A popular theory holds that a certain level of background noise in the central nervous system helps genuinely important neural signals to stand out, and be detected. The detection of important signals is clearly essential for good cognitive performance.

It’s also thought that the neurotransmitter dopamine plays a role in this. Low levels of dopamine are thought to reduce neural noise, and so weaken cognitive performance, and research has linked ADHD to low dopamine levels. So researchers have tried exposing children with ADHD to fairly loud volumes (as high as 75 or even 85 decibels) of white noise, with the aim of counteracting the presumed dopamine-related deficit in neural noise — and reported cognitive benefits.

A neurotypical brain would be expected to already have the optimal level of background neural noise. But this new work suggests that perhaps even neurotypical brains can benefit from a little boost, from quiet white noise.

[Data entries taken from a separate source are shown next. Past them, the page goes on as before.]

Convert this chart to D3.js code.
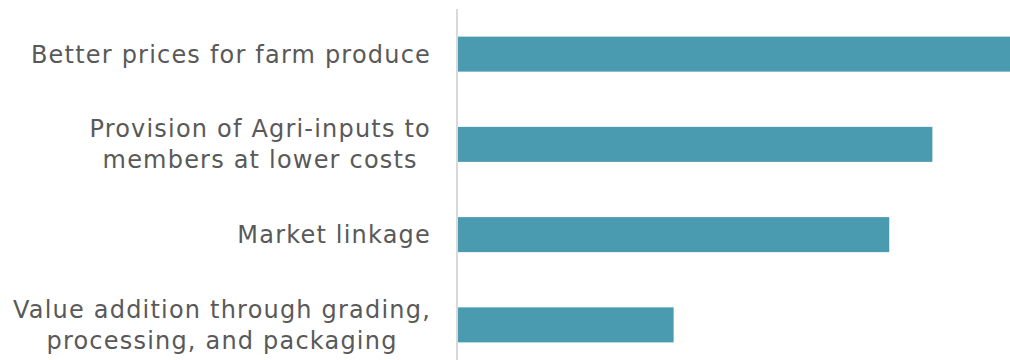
<!DOCTYPE html>
<html>
<head>
<meta charset="utf-8">
<script src="https://cdn.jsdelivr.net/npm/d3@7"></script>
<style>
  html, body { margin: 0; padding: 0; background: #ffffff; }
  svg { display: block; }
</style>
</head>
<body>
<svg id="chart" width="1010" height="360"></svg>
<script>
// Benefits reported (share of respondents, %)
const categories = [
  "Better prices for farm produce",
  "Provision of Agri-inputs to members at lower costs",
  "Market linkage",
  "Value addition through grading, processing, and packaging"
];
// Label lines as wrapped on the category axis
const labelLines = [
  ["Better prices for farm produce"],
  ["Provision of Agri-inputs to", "members at lower costs"],
  ["Market linkage"],
  ["Value addition through grading,", "processing, and packaging"]
];
const values = [64, 55, 50, 25];

const svg = d3.select("#chart");
const W = 1010, H = 360;
const plotLeft = 458, plotRight = 1010, plotTop = 9, plotBottom = 370;
const labelRight = 431;

const x = d3.scaleLinear().domain([0, 64]).range([plotLeft, plotRight]);
const y = d3.scaleBand()
  .domain(categories)
  .range([plotTop, plotBottom])
  .paddingInner(0.612)
  .paddingOuter(0.306);

// bars
svg.append("g").selectAll("rect")
  .data(values)
  .join("rect")
  .attr("x", x(0))
  .attr("y", (d, i) => y(categories[i]))
  .attr("width", d => x(d) - x(0))
  .attr("height", y.bandwidth())
  .attr("fill", "#4A9BB0");

// category axis line
svg.append("line")
  .attr("x1", plotLeft - 1).attr("x2", plotLeft - 1)
  .attr("y1", plotTop).attr("y2", H)
  .attr("stroke", "#d9d9d9")
  .attr("stroke-width", 2);

// category labels: wrapped lines are centred on each other, block right-aligned
const fontSize = 24, lineGap = 31;
const lab = svg.append("g")
  .attr("font-family", "'DejaVu Sans', sans-serif")
  .attr("font-size", fontSize)
  .attr("letter-spacing", 1.2)
  .attr("fill", "#595959")
  .attr("text-anchor", "middle");

categories.forEach((c, i) => {
  const lines = labelLines[i];
  const cy = y(c) + y.bandwidth() / 2;
  const t = lab.append("text")
    .attr("y", cy - (lines.length - 1) * lineGap / 2);
  const spans = lines.map((ln, k) => t.append("tspan")
    .attr("dy", k === 0 ? "0.35em" : lineGap)
    .text(ln));
  const maxW = d3.max(spans, s => s.node().getComputedTextLength());
  spans.forEach(s => s.attr("x", labelRight - maxW / 2));
});
</script>
</body>
</html>
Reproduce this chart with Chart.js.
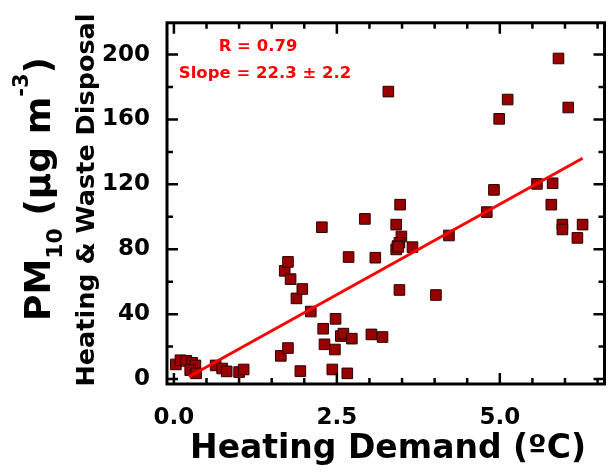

There is a lot of work still to be done, both to firm up the theories, and to explore the effects of white noise. As the researchers point out, it would be interesting to see work investigating the impact of other volumes, at points between 45 and 65 decibels, on these cognitive tests, and also other measures of performance, as required by different jobs. Some of the improvements seen in this study were also very small, so it’s unclear whether white noise really can make a real-world difference to the cognitive performance of neurotypical people.

Still, adding quiet white noise to an office environment would be simple and cheap. Certainly, the researchers hope that ultimately white noise might be used as a performance booster, perhaps with the volume being altered according to the task at hand. “These results lay the foundation for the integration of white noise into office workspaces as a tool to enhance office workers’ performance,” they conclude.